Shared test data can cause failures if one test modifies the data before another test runs.  

Example: A test that expects a database record to exist but another test deletes it.  

4. Environmental Differences  

Tests running in different environments (e.g., local vs. CI/CD) may behave differently due to varying configurations.  

Example: A test that passes locally but fails in CI because of different timezone settings.  

5. Poorly Designed UI Tests  

End-to-end (E2E) tests that interact with dynamic UIs without proper synchronization often lead to flakiness.  

Example: Clicking a button before it is fully rendered.  


Tips to Identify Flaky Tests  

1. Use Test Analytics & Flake Detection Tools  

Many CI/CD tools (e.g., GitHub Actions, CircleCI, Jenkins) provide test result histories to track inconsistencies.
Specialized tools like Flaky Test Reporter (Jest) or Test Retry Plugins (Cypress, Playwright) help detect unstable tests.  

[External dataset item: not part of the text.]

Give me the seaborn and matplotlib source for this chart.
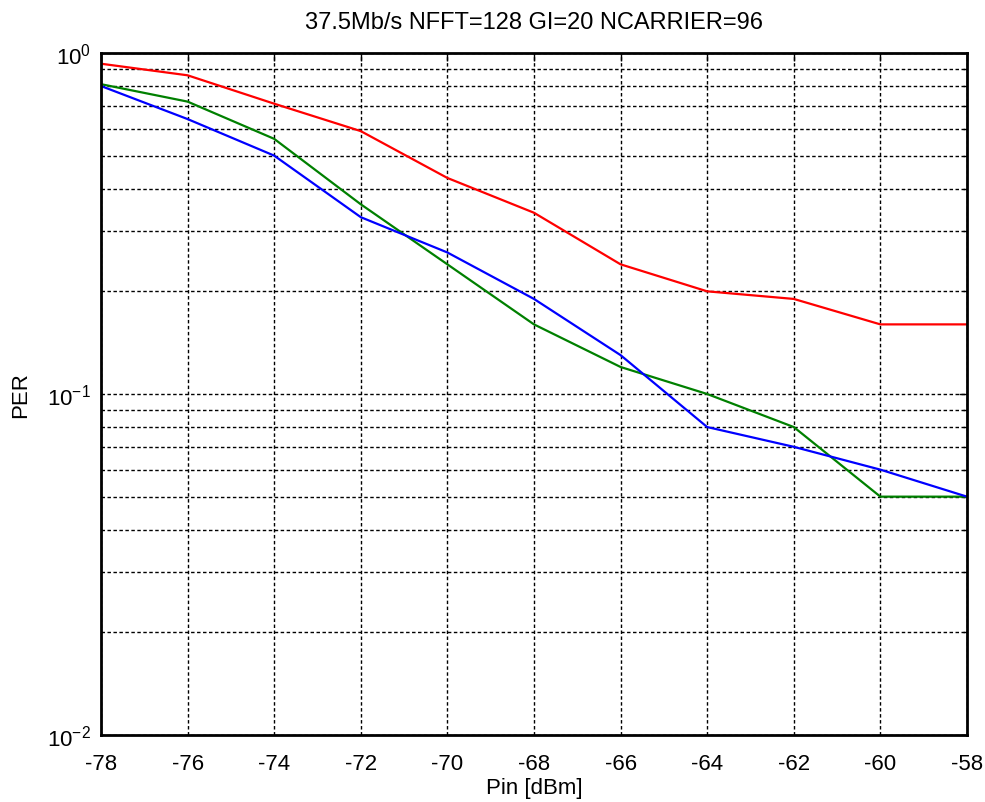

2. Run Tests Multiple Times  

Flaky tests often fail intermittently. Running tests in parallel or multiple times in a loop (e.g., jest --retries=5) can reveal inconsistencies.  

If a test fails randomly, it’s likely flaky.

3. Categorize and Track Flaky Tests  

  • Maintain a list of suspected flaky tests and their failure patterns.  
  • Use tags like @flaky to track them in test reports.
  • Log test failures with timestamps, screenshots, and system states for debugging.  

Example: In Cypress, you can tag tests dynamically and track flakiness:

it('should load data correctly', { tags: ['flaky'] }, () => {
  cy.visit('/dashboard');
});

4. Reproduce Failures in a Controlled Environment

If a test fails inconsistently, try to isolate and reproduce the failure:

Lock test dependencies (same browser, OS, database state).

Slow down execution using debugging tools to observe timing issues.

• Use deterministic test data (avoid dynamic API responses, timestamps).

5. Introduce Artificial Load to Test Stability

Some flaky tests only fail under high CPU or memory load.

• Simulate real-world stress scenarios (e.g., network delays, memory spikes).

• Run tests on different devices and OS configurations.

• Monitor how system load affects test execution time.

Example: In Jenkins, use “Load Simulators” to increase concurrent processes while tests run to expose timing-related issues.

Tips to Fix Flaky Tests

Once flaky tests are identified, the next step is fixing them to prevent unreliable test results from impacting development. Here are proven strategies to eliminate flakiness and build a robust, stable test suite.

1. Use Explicit Waits Instead of Hardcoded Timeouts

Many UI and end-to-end (E2E) tests fail due to timing issues, where elements may not be fully rendered before the test interacts with them.

Avoid hardcoded delays which introduce inconsistency.

Use explicit waits that check for the expected condition before proceeding.

Example (Cypress):

cy.get('.button', { timeout: 10000 }).should('be.visible').click();

Example (Playwright):

await page.waitForSelector('.button', { timeout: 5000 });

2. Make Tests Independent from Each Other

Flakiness often occurs when tests share state, causing dependencies between them. To fix this:

Ensure tests run in isolation (e.g., reset databases, use unique test data).

Avoid relying on previous test runs to set up required conditions.

Use test fixtures to ensure a consistent state.

3. Use Mocking & Stubbing for External Dependencies

Tests that rely on external APIs, third-party services, or databases are prone to flakiness due to network delays, outages, or unpredictable responses.

Mock API responses instead of making real network calls.

Stub database queries to return consistent results.

4. Ensure a Stable Test Environment

Flaky tests often fail due to inconsistent environments across different test runs.

• Use Docker or virtualized environments to standardize testing conditions.

• Ensure test runners use the same browser, OS, and screen resolution in CI/CD.

• Lock dependencies using a package lock file (package-lock.json or yarn.lock).